Public shaming? Are you joking? The manufacturers advertise these capabilities openly! There are hundreds of them, maybe thousands, and they are in intense competition for your business. Contact a few USB stick vendors on Alibaba and see for yourself.
I personally agree that it is distasteful. I didn't say it was tasteful. I was pointing out that your 'public shaming' suggestion would be totally ineffective as a means of addressing the problem, since the people who do these things obviously don't conform themselves to your moral schema in which suffering the reprobation of society is an undesirable outcome.
They are not doing this secretly, consumed by fear and guilt, manufacturing these devices in the backroom of some disreputable bar in the nasty part of town and then furtively selling them from a van in a back alley, living in constant dread of exposure. They do this quite openly. They manufacture these things in many of the same boring factories that make the reputable brands. If you ask them, they'll cheerfully mail you some free glossy promotional material detailing fake USB drives and many other nefarious electronic things that they'll sell to anyone with a credit card, and your order will be delivered to your doorstep quite openly via FedEx or DHL.
They don't care (at all, on any level) what we or anyone else think about the moral propriety of their operation, surprising though that fact may be. Indeed, a public shaming campaign would benefit them greatly as free advertising, by bringing their very existence to the attention of many new customers.
You're right, and I agree with what you wrote. The apparent disagreement might come from me not expressing myself clearly enough.
I didn't mean to shame manufacturers. They have plausible deniability anyway - "it's a keyboard emulator that looks like a pendrive!". I think that companies that buy these devices and use them for marketing on trade shows should be shamed and blamed.
I guess. In this particular case it was intended as a genuine gift by an exec in a (non tech) company so they just didn't understand. Plus since its an SD adapter + SD card I still got at least a SD card out of it.
I see. I expressed myself in a very absolute way, which I realize might not be the best way of communicating.
Of course there should be a room for caution and thought. Maybe this exec and his company really weren't aware of the implications of what they were doing. Nevertheless, there needs to be back pressure. In this case giving feedback may be enough - I'm in favour of being as nice to people by default - but in others such methods should be denounced.
No worries - didn't come across wrong. Personally I was a little miffed about scoring a snazzy SD USB adapter...that turned out to be "crippled"...but hey...gift.
>Nevertheless, there needs to be back pressure.
Thats tricky - firstly I can't jeopardize a big contract by complaining about a trivial gift (!). Secondly the company in question is "truly" innocent / oblivious here. They get a marketing catalog and pick 100 of item X. Not sure how one would reach such a marketing company - but they are the culprits here.
> Thats tricky - firstly I can't jeopardize a big contract by complaining about a trivial gift (!).

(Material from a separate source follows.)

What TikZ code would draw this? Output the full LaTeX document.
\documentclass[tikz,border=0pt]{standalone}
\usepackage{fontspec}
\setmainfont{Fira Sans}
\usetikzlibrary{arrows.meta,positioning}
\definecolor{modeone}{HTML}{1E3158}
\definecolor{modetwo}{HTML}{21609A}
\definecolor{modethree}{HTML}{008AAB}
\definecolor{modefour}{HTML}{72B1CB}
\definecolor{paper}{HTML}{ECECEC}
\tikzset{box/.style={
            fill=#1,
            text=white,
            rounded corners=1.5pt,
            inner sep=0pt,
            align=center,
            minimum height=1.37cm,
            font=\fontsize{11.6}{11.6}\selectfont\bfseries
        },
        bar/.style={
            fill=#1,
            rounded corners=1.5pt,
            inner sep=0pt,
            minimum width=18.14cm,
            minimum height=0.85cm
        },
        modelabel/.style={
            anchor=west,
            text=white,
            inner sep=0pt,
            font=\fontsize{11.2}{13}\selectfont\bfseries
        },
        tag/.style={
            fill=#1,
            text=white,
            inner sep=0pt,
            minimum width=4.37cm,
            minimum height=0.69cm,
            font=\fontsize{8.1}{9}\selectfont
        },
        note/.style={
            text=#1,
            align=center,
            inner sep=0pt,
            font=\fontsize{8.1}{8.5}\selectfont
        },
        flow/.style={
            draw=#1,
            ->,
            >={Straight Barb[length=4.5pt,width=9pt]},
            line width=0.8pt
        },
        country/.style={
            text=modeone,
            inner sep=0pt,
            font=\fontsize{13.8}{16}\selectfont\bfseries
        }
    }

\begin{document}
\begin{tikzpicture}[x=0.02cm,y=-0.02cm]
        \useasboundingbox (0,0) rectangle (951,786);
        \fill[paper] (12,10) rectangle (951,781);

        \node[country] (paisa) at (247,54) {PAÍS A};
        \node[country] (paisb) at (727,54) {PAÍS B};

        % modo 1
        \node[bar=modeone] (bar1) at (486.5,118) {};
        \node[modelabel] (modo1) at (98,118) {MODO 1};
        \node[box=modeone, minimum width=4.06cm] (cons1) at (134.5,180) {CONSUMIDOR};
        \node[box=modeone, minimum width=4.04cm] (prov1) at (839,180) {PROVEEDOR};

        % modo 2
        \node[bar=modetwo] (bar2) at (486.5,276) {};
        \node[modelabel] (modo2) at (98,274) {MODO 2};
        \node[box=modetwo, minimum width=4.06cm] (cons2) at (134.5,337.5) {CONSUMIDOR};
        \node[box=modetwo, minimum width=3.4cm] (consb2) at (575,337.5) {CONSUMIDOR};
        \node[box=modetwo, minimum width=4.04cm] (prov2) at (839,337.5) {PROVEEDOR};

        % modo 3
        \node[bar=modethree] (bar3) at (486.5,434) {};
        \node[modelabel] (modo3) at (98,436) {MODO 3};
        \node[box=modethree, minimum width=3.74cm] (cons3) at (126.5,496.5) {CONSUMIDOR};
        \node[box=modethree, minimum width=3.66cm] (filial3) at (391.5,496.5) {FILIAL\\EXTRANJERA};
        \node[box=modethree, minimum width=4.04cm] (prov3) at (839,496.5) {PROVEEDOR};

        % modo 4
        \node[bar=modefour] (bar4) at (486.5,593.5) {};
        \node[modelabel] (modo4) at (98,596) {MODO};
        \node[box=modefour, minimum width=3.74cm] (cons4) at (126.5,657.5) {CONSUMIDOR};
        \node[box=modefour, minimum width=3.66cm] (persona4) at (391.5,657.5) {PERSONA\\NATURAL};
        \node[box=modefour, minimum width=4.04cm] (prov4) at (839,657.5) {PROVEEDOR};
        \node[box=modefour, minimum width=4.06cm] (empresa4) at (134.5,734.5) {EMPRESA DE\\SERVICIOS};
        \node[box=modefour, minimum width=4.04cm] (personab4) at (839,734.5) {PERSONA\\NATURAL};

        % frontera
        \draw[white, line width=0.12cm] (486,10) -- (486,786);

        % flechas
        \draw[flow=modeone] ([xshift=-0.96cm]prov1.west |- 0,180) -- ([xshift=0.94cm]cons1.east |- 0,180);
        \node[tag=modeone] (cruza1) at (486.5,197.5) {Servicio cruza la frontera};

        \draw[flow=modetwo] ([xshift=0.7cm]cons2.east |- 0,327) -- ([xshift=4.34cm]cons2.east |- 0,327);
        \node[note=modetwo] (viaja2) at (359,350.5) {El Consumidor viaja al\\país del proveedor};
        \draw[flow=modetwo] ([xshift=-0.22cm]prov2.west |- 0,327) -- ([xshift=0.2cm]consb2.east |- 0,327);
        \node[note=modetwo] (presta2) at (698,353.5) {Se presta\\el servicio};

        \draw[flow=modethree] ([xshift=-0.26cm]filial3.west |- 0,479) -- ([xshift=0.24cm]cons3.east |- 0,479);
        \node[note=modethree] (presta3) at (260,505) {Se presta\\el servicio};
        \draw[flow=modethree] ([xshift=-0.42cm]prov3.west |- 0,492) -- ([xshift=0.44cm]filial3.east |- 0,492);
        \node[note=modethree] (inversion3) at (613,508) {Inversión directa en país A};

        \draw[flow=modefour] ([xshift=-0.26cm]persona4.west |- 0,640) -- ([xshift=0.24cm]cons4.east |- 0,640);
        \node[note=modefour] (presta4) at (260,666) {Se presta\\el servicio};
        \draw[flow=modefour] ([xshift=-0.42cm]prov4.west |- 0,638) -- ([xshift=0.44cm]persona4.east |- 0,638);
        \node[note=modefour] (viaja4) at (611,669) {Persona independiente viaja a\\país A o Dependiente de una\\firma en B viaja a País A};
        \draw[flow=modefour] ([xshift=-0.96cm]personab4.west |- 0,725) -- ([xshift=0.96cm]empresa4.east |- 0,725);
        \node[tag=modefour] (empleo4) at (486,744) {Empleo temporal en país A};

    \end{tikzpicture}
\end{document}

Secondly the company in question is "truly" innocent / oblivious here. They get a marketing catalog and pick 100 of item X. Not sure how one would reach such a marketing company - but they are the culprits here.

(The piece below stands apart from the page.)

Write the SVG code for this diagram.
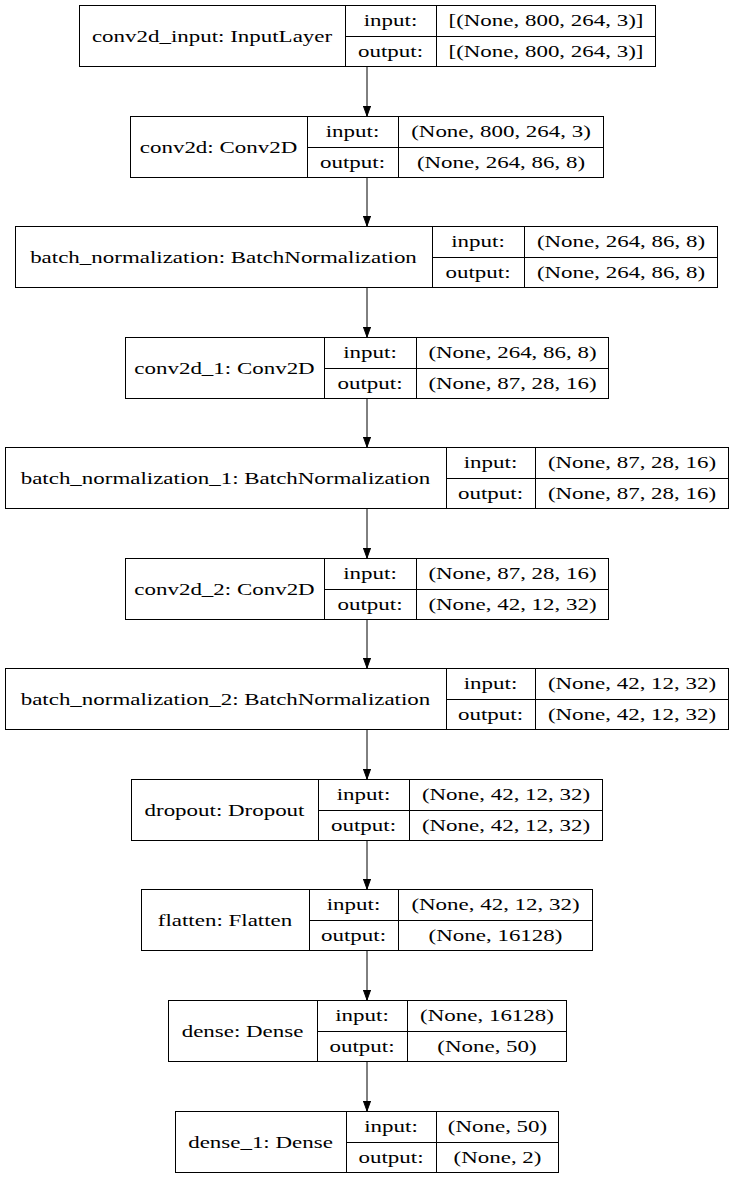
<svg xmlns="http://www.w3.org/2000/svg" width="735" height="1180" viewBox="0 0 735 1180" font-family="'Liberation Serif', 'Times New Roman', serif">
<defs>
<style>
.b{fill:#fff;stroke:#000;stroke-width:1}
.l{stroke:#000;stroke-width:1;fill:none}
text{font-size:17px;fill:#000;text-anchor:middle}
.e{stroke:#000;stroke-width:1;fill:none;marker-end:url(#ah)}
</style>
<marker id="ah" markerUnits="userSpaceOnUse" markerWidth="10" markerHeight="8" refX="10" refY="4" orient="auto">
<path d="M0,0.4 L10,4 L0,7.6 z" fill="#000" stroke="#000" stroke-width="1"/>
</marker>
</defs>
<rect width="735" height="1180" fill="#fff"/>
<g id="edges">
<line class="e" x1="367" y1="67" x2="367" y2="116"/>
<line class="e" x1="367" y1="178" x2="367" y2="226"/>
<line class="e" x1="367" y1="288" x2="367" y2="337"/>
<line class="e" x1="367" y1="399" x2="367" y2="447"/>
<line class="e" x1="367" y1="509" x2="367" y2="558"/>
<line class="e" x1="367" y1="620" x2="367" y2="668"/>
<line class="e" x1="367" y1="730" x2="367" y2="779"/>
<line class="e" x1="367" y1="841" x2="367" y2="889"/>
<line class="e" x1="367" y1="951" x2="367" y2="1000"/>
<line class="e" x1="367" y1="1062" x2="367" y2="1111"/>
</g>
<g id="n1">
<rect class="b" x="79.5" y="5.5" width="576" height="61"/>
<path class="l" d="M345.5,5.5V66.5M436.5,5.5V66.5M345.5,36.5H655.5"/>
<text transform="translate(212,41.5) scale(1.35,1)">conv2d_input: InputLayer</text>
<text transform="translate(390.5,26) scale(1.35,1)">input:</text>
<text transform="translate(390.5,57) scale(1.35,1)">output:</text>
<text transform="translate(546,26) scale(1.35,1)">[(None, 800, 264, 3)]</text>
<text transform="translate(546,57) scale(1.35,1)">[(None, 800, 264, 3)]</text>
</g>
<g id="n2">
<rect class="b" x="130.5" y="116.5" width="473" height="61"/>
<path class="l" d="M307.5,116.5V177.5M398.5,116.5V177.5M307.5,147.5H603.5"/>
<text transform="translate(218.5,152.5) scale(1.35,1)">conv2d: Conv2D</text>
<text transform="translate(352.5,137) scale(1.35,1)">input:</text>
<text transform="translate(352.5,168) scale(1.35,1)">output:</text>
<text transform="translate(501,137) scale(1.35,1)">(None, 800, 264, 3)</text>
<text transform="translate(501,168) scale(1.35,1)">(None, 264, 86, 8)</text>
</g>
<g id="n3">
<rect class="b" x="15.5" y="226.5" width="702" height="61"/>
<path class="l" d="M432.5,226.5V287.5M524.5,226.5V287.5M432.5,257.5H717.5"/>
<text transform="translate(223.5,262.5) scale(1.35,1)">batch_normalization: BatchNormalization</text>
<text transform="translate(478,247) scale(1.35,1)">input:</text>
<text transform="translate(478,278) scale(1.35,1)">output:</text>
<text transform="translate(621,247) scale(1.35,1)">(None, 264, 86, 8)</text>
<text transform="translate(621,278) scale(1.35,1)">(None, 264, 86, 8)</text>
</g>
<g id="n4">
<rect class="b" x="125.5" y="337.5" width="483" height="61"/>
<path class="l" d="M324.5,337.5V398.5M416.5,337.5V398.5M324.5,368.5H608.5"/>
<text transform="translate(224.5,373.5) scale(1.35,1)">conv2d_1: Conv2D</text>
<text transform="translate(370,358) scale(1.35,1)">input:</text>
<text transform="translate(370,389) scale(1.35,1)">output:</text>
<text transform="translate(512.5,358) scale(1.35,1)">(None, 264, 86, 8)</text>
<text transform="translate(512.5,389) scale(1.35,1)">(None, 87, 28, 16)</text>
</g>
<g id="n5">
<rect class="b" x="5.5" y="447.5" width="723" height="61"/>
<path class="l" d="M446.5,447.5V508.5M535.5,447.5V508.5M446.5,478.5H728.5"/>
<text transform="translate(225.5,483.5) scale(1.35,1)">batch_normalization_1: BatchNormalization</text>
<text transform="translate(490.5,468) scale(1.35,1)">input:</text>
<text transform="translate(490.5,499) scale(1.35,1)">output:</text>
<text transform="translate(632,468) scale(1.35,1)">(None, 87, 28, 16)</text>
<text transform="translate(632,499) scale(1.35,1)">(None, 87, 28, 16)</text>
</g>
<g id="n6">
<rect class="b" x="125.5" y="558.5" width="483" height="61"/>
<path class="l" d="M324.5,558.5V619.5M416.5,558.5V619.5M324.5,589.5H608.5"/>
<text transform="translate(224.5,594.5) scale(1.35,1)">conv2d_2: Conv2D</text>
<text transform="translate(370,579) scale(1.35,1)">input:</text>
<text transform="translate(370,610) scale(1.35,1)">output:</text>
<text transform="translate(512.5,579) scale(1.35,1)">(None, 87, 28, 16)</text>
<text transform="translate(512.5,610) scale(1.35,1)">(None, 42, 12, 32)</text>
</g>
<g id="n7">
<rect class="b" x="5.5" y="668.5" width="723" height="61"/>
<path class="l" d="M446.5,668.5V729.5M535.5,668.5V729.5M446.5,699.5H728.5"/>
<text transform="translate(225.5,704.5) scale(1.35,1)">batch_normalization_2: BatchNormalization</text>
<text transform="translate(490.5,689) scale(1.35,1)">input:</text>
<text transform="translate(490.5,720) scale(1.35,1)">output:</text>
<text transform="translate(632,689) scale(1.35,1)">(None, 42, 12, 32)</text>
<text transform="translate(632,720) scale(1.35,1)">(None, 42, 12, 32)</text>
</g>
<g id="n8">
<rect class="b" x="131.5" y="779.5" width="471" height="61"/>
<path class="l" d="M318.5,779.5V840.5M409.5,779.5V840.5M318.5,810.5H602.5"/>
<text transform="translate(224.5,815.5) scale(1.35,1)">dropout: Dropout</text>
<text transform="translate(363.5,800) scale(1.35,1)">input:</text>
<text transform="translate(363.5,831) scale(1.35,1)">output:</text>
<text transform="translate(506,800) scale(1.35,1)">(None, 42, 12, 32)</text>
<text transform="translate(506,831) scale(1.35,1)">(None, 42, 12, 32)</text>
</g>
<g id="n9">
<rect class="b" x="141.5" y="889.5" width="451" height="61"/>
<path class="l" d="M309.5,889.5V950.5M398.5,889.5V950.5M309.5,920.5H592.5"/>
<text transform="translate(225,925.5) scale(1.35,1)">flatten: Flatten</text>
<text transform="translate(353.5,910) scale(1.35,1)">input:</text>
<text transform="translate(353.5,941) scale(1.35,1)">output:</text>
<text transform="translate(495.5,910) scale(1.35,1)">(None, 42, 12, 32)</text>
<text transform="translate(495.5,941) scale(1.35,1)">(None, 16128)</text>
</g>
<g id="n10">
<rect class="b" x="168.5" y="1000.5" width="398" height="61"/>
<path class="l" d="M317.5,1000.5V1061.5M407.5,1000.5V1061.5M317.5,1031.5H566.5"/>
<text transform="translate(242.5,1036.5) scale(1.35,1)">dense: Dense</text>
<text transform="translate(362,1021) scale(1.35,1)">input:</text>
<text transform="translate(362,1052) scale(1.35,1)">output:</text>
<text transform="translate(487,1021) scale(1.35,1)">(None, 16128)</text>
<text transform="translate(487,1052) scale(1.35,1)">(None, 50)</text>
</g>
<g id="n11">
<rect class="b" x="175.5" y="1111.5" width="383" height="61"/>
<path class="l" d="M346.5,1111.5V1172.5M436.5,1111.5V1172.5M346.5,1142.5H558.5"/>
<text transform="translate(260.5,1147.5) scale(1.35,1)">dense_1: Dense</text>
<text transform="translate(391,1132) scale(1.35,1)">input:</text>
<text transform="translate(391,1163) scale(1.35,1)">output:</text>
<text transform="translate(497.5,1132) scale(1.35,1)">(None, 50)</text>
<text transform="translate(497.5,1163) scale(1.35,1)">(None, 2)</text>
</g>
</svg>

I understand. It would be awesome if the word reached that company that the item they picked from catalog is both evil and moderately annoying to users. They actually might take it into account (people often do care if they know; I've personally made a SEO spammer lose business like that). But it's completely understandable you might not be in position to deliver such a message. On the other hand yes, that marketing company should be one to get the blame.